Computer Science Department
School of Computer Science, Carnegie Mellon University
Large-scale Graph Computation on Just a PC
Current systems for graph computation require a distributed computing cluster to handle very large real-world problems, such as analysis on social networks or the web graph. While distributed computational resources have become more accessible, developing distributed graph algorithms still remains challenging, especially to non-experts.
In this work, we present GraphChi, a disk-based system for computing efficiently on graphs with billions of edges. By using a well-known method to break large graphs into small parts, and a novel Parallel Sliding Windows algorithm, GraphChi is able to execute several advanced data mining, graph mining and machine learning algorithms on very large graphs, using just a single consumer-level computer. We show, through experiments and theoretical analysis, that GraphChi performs well on both SSDs and rotational hard drives.

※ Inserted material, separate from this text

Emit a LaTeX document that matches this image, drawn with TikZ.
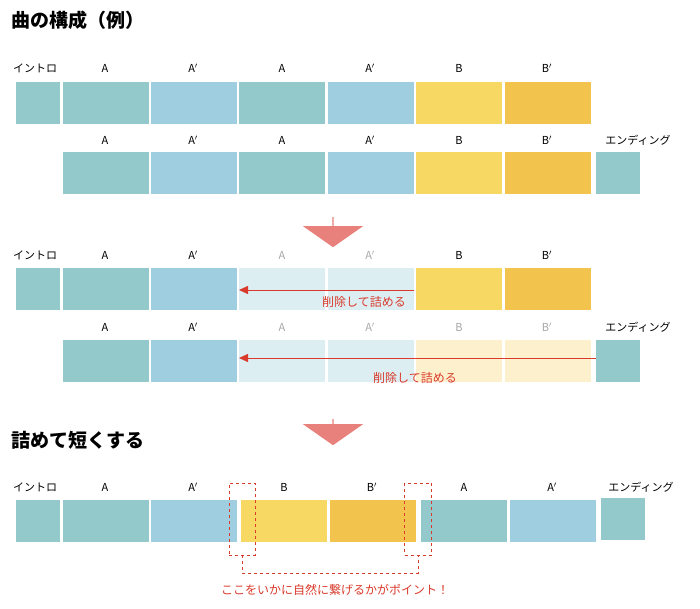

We build on the basis of Parallel Sliding Windows to propose a new data structure, Partitioned Adjacency Lists, which we use to design an online graph database, GraphChi-DB.We demonstrate that, on a single PC, GraphChi-DB can process over one hundred thousand graph updates per second, while simultaneously performing computation. GraphChi-DB compares favorably to existing graph databases, particularly on data that is much larger than the available memory.
We evaluate our work both experimentally and theoretically. Based on the Parallel Sliding Windows algorithm, we propose new I/O efficient algorithms for solving fundamental graph problems. We also propose a novel algorithm for simulating billions of random walks in parallel on a single computer.
By repeating experiments reported for existing distributed systems we show that, with only fraction of the resources, GraphChi can solve the same problems in a very reasonable time. Our work makes large-scale graph computation available to anyone with a modern PC.